* [WORK INSTRUCTIONS] Note each line where "matplotlib" appears, and copy it.

* [INFORMATION SUPPLIED]
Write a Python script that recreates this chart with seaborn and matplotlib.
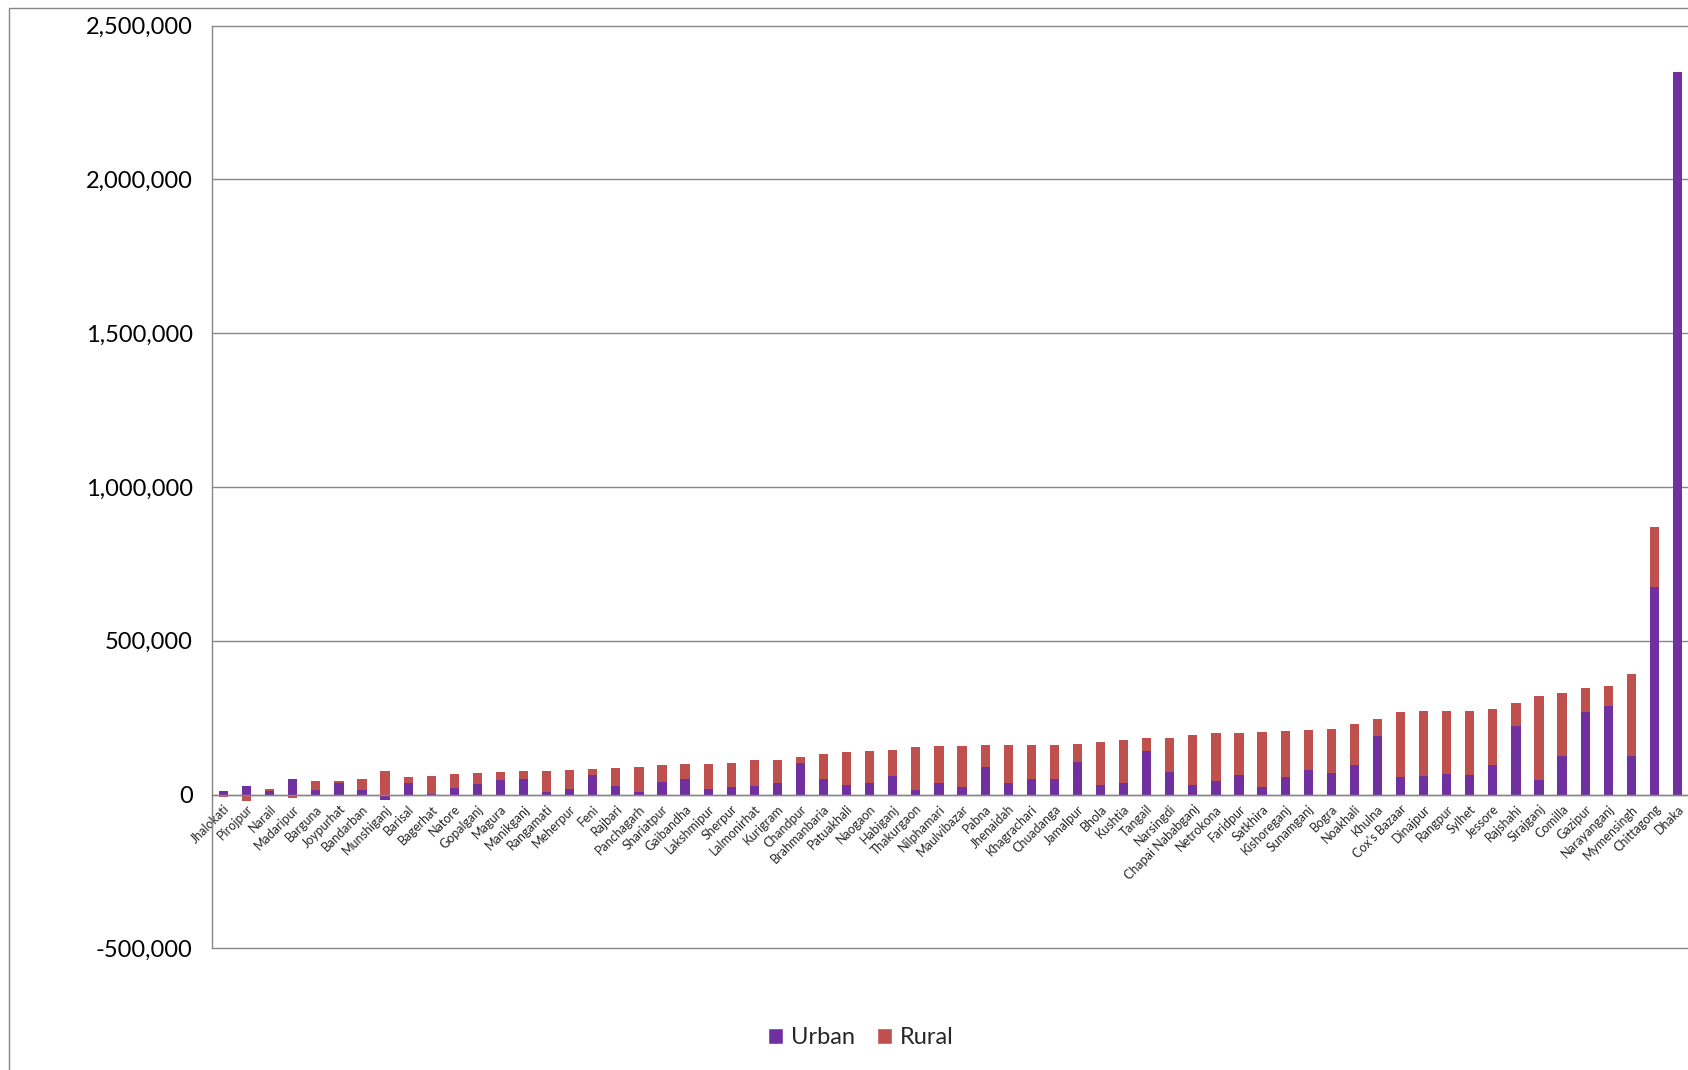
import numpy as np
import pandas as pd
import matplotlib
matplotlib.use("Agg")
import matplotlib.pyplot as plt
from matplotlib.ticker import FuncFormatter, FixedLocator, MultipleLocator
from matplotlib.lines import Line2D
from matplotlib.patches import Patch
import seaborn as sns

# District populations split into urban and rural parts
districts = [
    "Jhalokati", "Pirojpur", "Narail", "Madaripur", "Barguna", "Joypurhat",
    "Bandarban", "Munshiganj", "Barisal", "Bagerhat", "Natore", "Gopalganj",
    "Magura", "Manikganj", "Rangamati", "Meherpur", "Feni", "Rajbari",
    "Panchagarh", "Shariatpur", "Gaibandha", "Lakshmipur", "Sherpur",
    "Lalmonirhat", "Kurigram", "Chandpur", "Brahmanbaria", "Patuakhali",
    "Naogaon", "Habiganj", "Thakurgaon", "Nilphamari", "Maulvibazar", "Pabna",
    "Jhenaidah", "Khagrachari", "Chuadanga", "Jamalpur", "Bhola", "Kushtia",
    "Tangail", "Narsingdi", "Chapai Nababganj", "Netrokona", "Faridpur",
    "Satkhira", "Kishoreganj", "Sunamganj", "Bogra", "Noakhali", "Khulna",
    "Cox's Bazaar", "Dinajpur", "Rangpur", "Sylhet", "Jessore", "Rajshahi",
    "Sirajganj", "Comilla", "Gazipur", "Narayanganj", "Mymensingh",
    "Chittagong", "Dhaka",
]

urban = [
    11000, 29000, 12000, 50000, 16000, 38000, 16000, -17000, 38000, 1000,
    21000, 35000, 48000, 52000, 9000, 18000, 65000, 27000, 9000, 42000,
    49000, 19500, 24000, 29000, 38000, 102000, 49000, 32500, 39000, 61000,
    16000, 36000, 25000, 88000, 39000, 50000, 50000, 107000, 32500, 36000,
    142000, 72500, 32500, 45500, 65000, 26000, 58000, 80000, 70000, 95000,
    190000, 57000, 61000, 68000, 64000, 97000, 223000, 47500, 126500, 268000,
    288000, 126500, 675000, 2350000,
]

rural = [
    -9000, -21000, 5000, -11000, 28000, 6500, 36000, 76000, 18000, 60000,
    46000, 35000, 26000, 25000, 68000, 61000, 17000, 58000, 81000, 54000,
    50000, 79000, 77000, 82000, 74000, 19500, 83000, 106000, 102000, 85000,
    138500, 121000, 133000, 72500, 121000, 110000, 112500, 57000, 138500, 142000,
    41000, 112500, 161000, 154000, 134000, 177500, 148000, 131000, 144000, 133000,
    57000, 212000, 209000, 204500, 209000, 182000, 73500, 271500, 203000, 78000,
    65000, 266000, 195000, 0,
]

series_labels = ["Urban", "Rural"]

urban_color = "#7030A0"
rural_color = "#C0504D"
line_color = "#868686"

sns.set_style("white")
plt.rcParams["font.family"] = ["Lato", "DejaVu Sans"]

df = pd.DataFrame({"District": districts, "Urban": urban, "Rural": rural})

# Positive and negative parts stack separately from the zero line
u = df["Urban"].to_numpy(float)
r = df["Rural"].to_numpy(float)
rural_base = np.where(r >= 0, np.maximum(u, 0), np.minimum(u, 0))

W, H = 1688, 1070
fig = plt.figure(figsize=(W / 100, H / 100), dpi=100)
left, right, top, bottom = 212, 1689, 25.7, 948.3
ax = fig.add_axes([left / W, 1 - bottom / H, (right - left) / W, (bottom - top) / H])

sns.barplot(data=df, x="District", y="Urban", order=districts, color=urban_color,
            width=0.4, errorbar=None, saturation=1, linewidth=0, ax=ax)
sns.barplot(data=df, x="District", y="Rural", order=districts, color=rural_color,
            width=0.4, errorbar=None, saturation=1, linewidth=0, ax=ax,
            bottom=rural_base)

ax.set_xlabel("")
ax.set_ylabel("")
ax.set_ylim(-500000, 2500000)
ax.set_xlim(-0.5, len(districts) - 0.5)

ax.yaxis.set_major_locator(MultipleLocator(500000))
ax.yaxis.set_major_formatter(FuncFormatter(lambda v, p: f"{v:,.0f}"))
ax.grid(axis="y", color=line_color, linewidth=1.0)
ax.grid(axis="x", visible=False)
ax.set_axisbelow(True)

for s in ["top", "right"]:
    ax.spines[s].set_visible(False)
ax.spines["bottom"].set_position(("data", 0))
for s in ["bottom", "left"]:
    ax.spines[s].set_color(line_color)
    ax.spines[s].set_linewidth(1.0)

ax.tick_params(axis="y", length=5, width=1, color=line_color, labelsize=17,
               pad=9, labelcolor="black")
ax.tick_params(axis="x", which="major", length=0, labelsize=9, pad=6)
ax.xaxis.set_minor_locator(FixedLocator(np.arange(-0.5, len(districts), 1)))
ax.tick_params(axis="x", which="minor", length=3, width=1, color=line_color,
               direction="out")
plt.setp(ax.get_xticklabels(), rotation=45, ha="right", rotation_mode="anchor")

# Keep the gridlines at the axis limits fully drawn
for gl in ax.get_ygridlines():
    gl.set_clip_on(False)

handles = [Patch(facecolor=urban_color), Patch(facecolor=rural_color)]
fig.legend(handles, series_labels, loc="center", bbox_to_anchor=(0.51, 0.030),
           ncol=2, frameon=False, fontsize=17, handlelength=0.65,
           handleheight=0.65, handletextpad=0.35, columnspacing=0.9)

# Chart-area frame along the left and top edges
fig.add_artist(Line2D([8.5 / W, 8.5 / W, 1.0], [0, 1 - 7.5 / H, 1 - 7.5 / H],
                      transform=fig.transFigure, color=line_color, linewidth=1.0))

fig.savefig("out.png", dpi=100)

* [COMPLETE OUTPUT]
Write a Python script that recreates this chart with seaborn and matplotlib.
import matplotlib
matplotlib.use("Agg")
import matplotlib.pyplot as plt
from matplotlib.ticker import FuncFormatter, FixedLocator, MultipleLocator
from matplotlib.lines import Line2D
from matplotlib.patches import Patch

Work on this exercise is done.